## [The task]
Set down each line of the material that follows, exactly, with no pictures.

'''

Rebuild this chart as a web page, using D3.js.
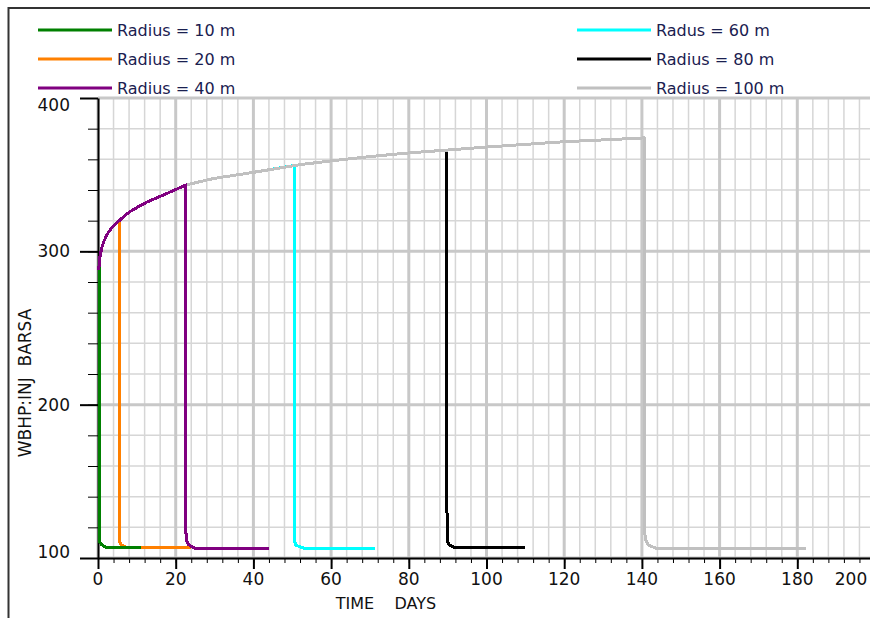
<!DOCTYPE html>
<html>
<head>
<meta charset="utf-8">
<script src="https://cdn.jsdelivr.net/npm/d3@7"></script>
<style>
  body { margin: 0; background: #fff; }
  svg { display: block; }
  text { font-family: "DejaVu Sans", sans-serif; }
</style>
</head>
<body>
<svg width="870" height="618"></svg>
<script>
var riseDays = [0, 0.26, 0.51, 0.94, 1.54, 2.4, 3.5, 4.6, 5.66, 6.95, 8.24, 10.4, 12.5, 16.8, 22.65, 30, 40, 51.9, 60, 70, 80, 89.7, 100, 120, 137, 140.6];
var risePres = [288, 290, 296.5, 302, 306.7, 311.3, 315.4, 318.3, 320.4, 323.5, 325.9, 329.1, 332, 336.7, 343.3, 347.6, 351.5, 356.5, 359, 361.8, 364.2, 366, 368, 371.5, 373.5, 374];

// fall-off after shut in, per radius: [day, pressure]
var tail10  = [[0.5, 296], [0.5, 110], [1.0, 108.5], [2.2, 106.7], [11, 106.7]];
var tail20  = [[5.66, 320.4], [5.66, 110], [6.1, 108.5], [7.6, 106.7], [24, 106.7]];
var tail40  = [[22.65, 343.3], [22.65, 116], [22.9, 110.6], [23.4, 108.5], [24.9, 106.3], [44, 106.3]];
var tail60  = [[50.5, 356], [50.5, 114], [50.8, 108.5], [51.9, 107.4], [53.2, 106.3], [71.4, 106.3]];
var tail80  = [[89.7, 366], [89.7, 130], [89.9, 129], [89.9, 110.6], [90.5, 108.5], [91.8, 106.7], [110, 106.7]];
var tail100 = [[140.6, 374], [140.6, 118], [141, 111.7], [141.6, 108.5], [143.7, 106.3], [182.3, 106.3]];

var seriesNames  = ["Radius = 10 m", "Radius = 20 m", "Radius = 40 m", "Radus = 60 m", "Radius = 80 m", "Radius = 100 m"];
var seriesColors = ["#008000", "#ff8000", "#800080", "#00ffff", "#000000", "#c0c0c0"];
var seriesTails  = [tail10, tail20, tail40, tail60, tail80, tail100];
var drawOrder    = [3, 4, 5, 1, 0, 2];

var xMajor = d3.range(0, 201, 20);
var xMinor = d3.range(0, 201, 4);
var yMajor = [100, 200, 300, 400];
var yMinor = d3.range(100, 401, 20);

var svg = d3.select("svg"),
    pLeft = 98, pRight = 875, pTop = 98, pBottom = 558;

var x = d3.scaleLinear().domain([0, 200]).range([pLeft, pRight]);
var y = d3.scaleLinear().domain([100, 400]).range([pBottom, pTop]);

// frame
svg.append("path")
    .attr("d", "M8.5,618V8H870")
    .attr("fill", "none")
    .attr("stroke", "#333")
    .attr("stroke-width", 2);

// grid
var grid = svg.append("g");
grid.selectAll(".vmin").data(xMinor).enter().append("line")
    .attr("x1", function(d) { return x(d); }).attr("x2", function(d) { return x(d); })
    .attr("y1", pTop).attr("y2", pBottom)
    .attr("stroke", "#d6d6d6").attr("stroke-width", 1.5);
grid.selectAll(".hmin").data(yMinor).enter().append("line")
    .attr("x1", pLeft).attr("x2", pRight)
    .attr("y1", function(d) { return y(d); }).attr("y2", function(d) { return y(d); })
    .attr("stroke", "#d6d6d6").attr("stroke-width", 1.5);
grid.selectAll(".vmaj").data(xMajor).enter().append("line")
    .attr("x1", function(d) { return x(d); }).attr("x2", function(d) { return x(d); })
    .attr("y1", pTop).attr("y2", pBottom)
    .attr("stroke", "#c8c8c8").attr("stroke-width", 3);
grid.selectAll(".hmaj").data(yMajor).enter().append("line")
    .attr("x1", pLeft).attr("x2", pRight)
    .attr("y1", function(d) { return y(d); }).attr("y2", function(d) { return y(d); })
    .attr("stroke", "#c8c8c8").attr("stroke-width", 3);

// axes
svg.append("g")
    .attr("transform", "translate(0," + pBottom + ")")
    .call(d3.axisBottom(x).tickValues(xMinor).tickSize(5).tickSizeOuter(0).tickFormat(""))
    .call(function(g) { g.select(".domain").remove(); });
svg.append("g")
    .attr("transform", "translate(0," + pBottom + ")")
    .call(d3.axisBottom(x).tickValues(xMajor).tickSize(11).tickSizeOuter(0).tickFormat(""))
    .call(function(g) {
        g.select(".domain").attr("stroke-width", 2);
        g.selectAll(".tick line").attr("stroke-width", 2);
    });

svg.append("g")
    .attr("transform", "translate(" + pLeft + ",0)")
    .call(d3.axisLeft(y).tickValues(yMinor).tickSize(10).tickSizeOuter(0).tickFormat(""))
    .call(function(g) { g.select(".domain").remove(); });
svg.append("g")
    .attr("transform", "translate(" + pLeft + ",0)")
    .call(d3.axisLeft(y).tickValues(yMajor).tickSize(18).tickSizeOuter(0).tickFormat(""))
    .call(function(g) {
        g.select(".domain").attr("stroke-width", 2);
        g.selectAll(".tick line").attr("stroke-width", 2);
    });

// series
var line = d3.line()
    .x(function(d) { return x(d[0]); })
    .y(function(d) { return y(d[1]); });

drawOrder.forEach(function(i) {
    var tail = seriesTails[i];
    var pts = [];
    riseDays.forEach(function(t, j) { if (t < tail[0][0]) pts.push([t, risePres[j]]); });
    pts = pts.concat(tail);
    svg.append("path")
        .datum(pts)
        .attr("fill", "none")
        .attr("stroke", seriesColors[i])
        .attr("stroke-width", 3)
        .attr("stroke-linejoin", "round")
        .attr("shape-rendering", "crispEdges")
        .attr("d", line);
});

// tick labels, kept inside the frame like the original
svg.append("g").selectAll("text").data(xMajor).enter().append("text")
    .attr("x", function(d) { return Math.min(x(d), 851); })
    .attr("y", 579)
    .attr("dy", "0.35em")
    .attr("text-anchor", "middle")
    .attr("font-size", 17)
    .attr("fill", "#111")
    .text(function(d) { return d; });

svg.append("g").selectAll("text").data(yMajor).enter().append("text")
    .attr("x", 70)
    .attr("y", function(d) { return Math.max(pTop + 7, Math.min(pBottom - 6, y(d))); })
    .attr("dy", "0.35em")
    .attr("text-anchor", "end")
    .attr("font-size", 17)
    .attr("fill", "#111")
    .text(function(d) { return d; });

svg.append("text")
    .attr("x", 386)
    .attr("y", 603)
    .attr("dy", "0.35em")
    .attr("text-anchor", "middle")
    .attr("font-size", 16)
    .attr("fill", "#111")
    .style("white-space", "pre")
    .text("TIME    DAYS");

svg.append("text")
    .attr("transform", "translate(25,383) rotate(-90)")
    .attr("dy", "0.35em")
    .attr("text-anchor", "middle")
    .attr("font-size", 17)
    .attr("fill", "#111")
    .style("white-space", "pre")
    .text("WBHP:INJ  BARSA");

// legend
var legend = svg.append("g")
    .selectAll("g")
    .data(seriesNames)
    .enter().append("g")
    .attr("transform", function(d, i) {
        return "translate(" + (i < 3 ? 38 : 577) + "," + (30 + (i % 3) * 29) + ")";
    });

legend.append("line")
    .attr("x1", 0).attr("x2", 74)
    .attr("stroke", function(d, i) { return seriesColors[i]; })
    .attr("stroke-width", 3);

legend.append("text")
    .attr("x", 79)
    .attr("dy", "0.35em")
    .attr("font-size", 16)
    .attr("fill", "#1a2050")
    .text(function(d) { return d; });
</script>
</body>
</html>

'''

## [Reply]
Rebuild this chart as a web page, using D3.js.
<!DOCTYPE html>
<html>
<head>
<meta charset="utf-8">
<script src="https://cdn.jsdelivr.net/npm/d3@7"></script>
<style>
  body { margin: 0; background: #fff; }
  svg { display: block; }
  text { font-family: "DejaVu Sans", sans-serif; }
</style>
</head>
<body>
<svg width="870" height="618"></svg>
<script>
var riseDays = [0, 0.26, 0.51, 0.94, 1.54, 2.4, 3.5, 4.6, 5.66, 6.95, 8.24, 10.4, 12.5, 16.8, 22.65, 30, 40, 51.9, 60, 70, 80, 89.7, 100, 120, 137, 140.6];
var risePres = [288, 290, 296.5, 302, 306.7, 311.3, 315.4, 318.3, 320.4, 323.5, 325.9, 329.1, 332, 336.7, 343.3, 347.6, 351.5, 356.5, 359, 361.8, 364.2, 366, 368, 371.5, 373.5, 374];

// fall-off after shut in, per radius: [day, pressure]
var tail10  = [[0.5, 296], [0.5, 110], [1.0, 108.5], [2.2, 106.7], [11, 106.7]];
var tail20  = [[5.66, 320.4], [5.66, 110], [6.1, 108.5], [7.6, 106.7], [24, 106.7]];
var tail40  = [[22.65, 343.3], [22.65, 116], [22.9, 110.6], [23.4, 108.5], [24.9, 106.3], [44, 106.3]];
var tail60  = [[50.5, 356], [50.5, 114], [50.8, 108.5], [51.9, 107.4], [53.2, 106.3], [71.4, 106.3]];
var tail80  = [[89.7, 366], [89.7, 130], [89.9, 129], [89.9, 110.6], [90.5, 108.5], [91.8, 106.7], [110, 106.7]];
var tail100 = [[140.6, 374], [140.6, 118], [141, 111.7], [141.6, 108.5], [143.7, 106.3], [182.3, 106.3]];

var seriesNames  = ["Radius = 10 m", "Radius = 20 m", "Radius = 40 m", "Radus = 60 m", "Radius = 80 m", "Radius = 100 m"];
var seriesColors = ["#008000", "#ff8000", "#800080", "#00ffff", "#000000", "#c0c0c0"];
var seriesTails  = [tail10, tail20, tail40, tail60, tail80, tail100];
var drawOrder    = [3, 4, 5, 1, 0, 2];

var xMajor = d3.range(0, 201, 20);
var xMinor = d3.range(0, 201, 4);
var yMajor = [100, 200, 300, 400];
var yMinor = d3.range(100, 401, 20);

var svg = d3.select("svg"),
    pLeft = 98, pRight = 875, pTop = 98, pBottom = 558;

var x = d3.scaleLinear().domain([0, 200]).range([pLeft, pRight]);
var y = d3.scaleLinear().domain([100, 400]).range([pBottom, pTop]);

// frame
svg.append("path")
    .attr("d", "M8.5,618V8H870")
    .attr("fill", "none")
    .attr("stroke", "#333")
    .attr("stroke-width", 2);

// grid
var grid = svg.append("g");
grid.selectAll(".vmin").data(xMinor).enter().append("line")
    .attr("x1", function(d) { return x(d); }).attr("x2", function(d) { return x(d); })
    .attr("y1", pTop).attr("y2", pBottom)
    .attr("stroke", "#d6d6d6").attr("stroke-width", 1.5);
grid.selectAll(".hmin").data(yMinor).enter().append("line")
    .attr("x1", pLeft).attr("x2", pRight)
    .attr("y1", function(d) { return y(d); }).attr("y2", function(d) { return y(d); })
    .attr("stroke", "#d6d6d6").attr("stroke-width", 1.5);
grid.selectAll(".vmaj").data(xMajor).enter().append("line")
    .attr("x1", function(d) { return x(d); }).attr("x2", function(d) { return x(d); })
    .attr("y1", pTop).attr("y2", pBottom)
    .attr("stroke", "#c8c8c8").attr("stroke-width", 3);
grid.selectAll(".hmaj").data(yMajor).enter().append("line")
    .attr("x1", pLeft).attr("x2", pRight)
    .attr("y1", function(d) { return y(d); }).attr("y2", function(d) { return y(d); })
    .attr("stroke", "#c8c8c8").attr("stroke-width", 3);

// axes
svg.append("g")
    .attr("transform", "translate(0," + pBottom + ")")
    .call(d3.axisBottom(x).tickValues(xMinor).tickSize(5).tickSizeOuter(0).tickFormat(""))
    .call(function(g) { g.select(".domain").remove(); });
svg.append("g")
    .attr("transform", "translate(0," + pBottom + ")")
    .call(d3.axisBottom(x).tickValues(xMajor).tickSize(11).tickSizeOuter(0).tickFormat(""))
    .call(function(g) {
        g.select(".domain").attr("stroke-width", 2);
        g.selectAll(".tick line").attr("stroke-width", 2);
    });

svg.append("g")
    .attr("transform", "translate(" + pLeft + ",0)")
    .call(d3.axisLeft(y).tickValues(yMinor).tickSize(10).tickSizeOuter(0).tickFormat(""))
    .call(function(g) { g.select(".domain").remove(); });
svg.append("g")
    .attr("transform", "translate(" + pLeft + ",0)")
    .call(d3.axisLeft(y).tickValues(yMajor).tickSize(18).tickSizeOuter(0).tickFormat(""))
    .call(function(g) {
        g.select(".domain").attr("stroke-width", 2);
        g.selectAll(".tick line").attr("stroke-width", 2);
    });

// series
var line = d3.line()
    .x(function(d) { return x(d[0]); })
    .y(function(d) { return y(d[1]); });

drawOrder.forEach(function(i) {
    var tail = seriesTails[i];
    var pts = [];
    riseDays.forEach(function(t, j) { if (t < tail[0][0]) pts.push([t, risePres[j]]); });
    pts = pts.concat(tail);
    svg.append("path")
        .datum(pts)
        .attr("fill", "none")
        .attr("stroke", seriesColors[i])
        .attr("stroke-width", 3)
        .attr("stroke-linejoin", "round")
        .attr("shape-rendering", "crispEdges")
        .attr("d", line);
});

// tick labels, kept inside the frame like the original
svg.append("g").selectAll("text").data(xMajor).enter().append("text")
    .attr("x", function(d) { return Math.min(x(d), 851); })
    .attr("y", 579)
    .attr("dy", "0.35em")
    .attr("text-anchor", "middle")
    .attr("font-size", 17)
    .attr("fill", "#111")
    .text(function(d) { return d; });

svg.append("g").selectAll("text").data(yMajor).enter().append("text")
    .attr("x", 70)
    .attr("y", function(d) { return Math.max(pTop + 7, Math.min(pBottom - 6, y(d))); })
    .attr("dy", "0.35em")
    .attr("text-anchor", "end")
    .attr("font-size", 17)
    .attr("fill", "#111")
    .text(function(d) { return d; });

svg.append("text")
    .attr("x", 386)
    .attr("y", 603)
    .attr("dy", "0.35em")
    .attr("text-anchor", "middle")
    .attr("font-size", 16)
    .attr("fill", "#111")
    .style("white-space", "pre")
    .text("TIME    DAYS");

svg.append("text")
    .attr("transform", "translate(25,383) rotate(-90)")
    .attr("dy", "0.35em")
    .attr("text-anchor", "middle")
    .attr("font-size", 17)
    .attr("fill", "#111")
    .style("white-space", "pre")
    .text("WBHP:INJ  BARSA");

// legend
var legend = svg.append("g")
    .selectAll("g")
    .data(seriesNames)
    .enter().append("g")
    .attr("transform", function(d, i) {
        return "translate(" + (i < 3 ? 38 : 577) + "," + (30 + (i % 3) * 29) + ")";
    });

legend.append("line")
    .attr("x1", 0).attr("x2", 74)
    .attr("stroke", function(d, i) { return seriesColors[i]; })
    .attr("stroke-width", 3);

legend.append("text")
    .attr("x", 79)
    .attr("dy", "0.35em")
    .attr("font-size", 16)
    .attr("fill", "#1a2050")
    .text(function(d) { return d; });
</script>
</body>
</html>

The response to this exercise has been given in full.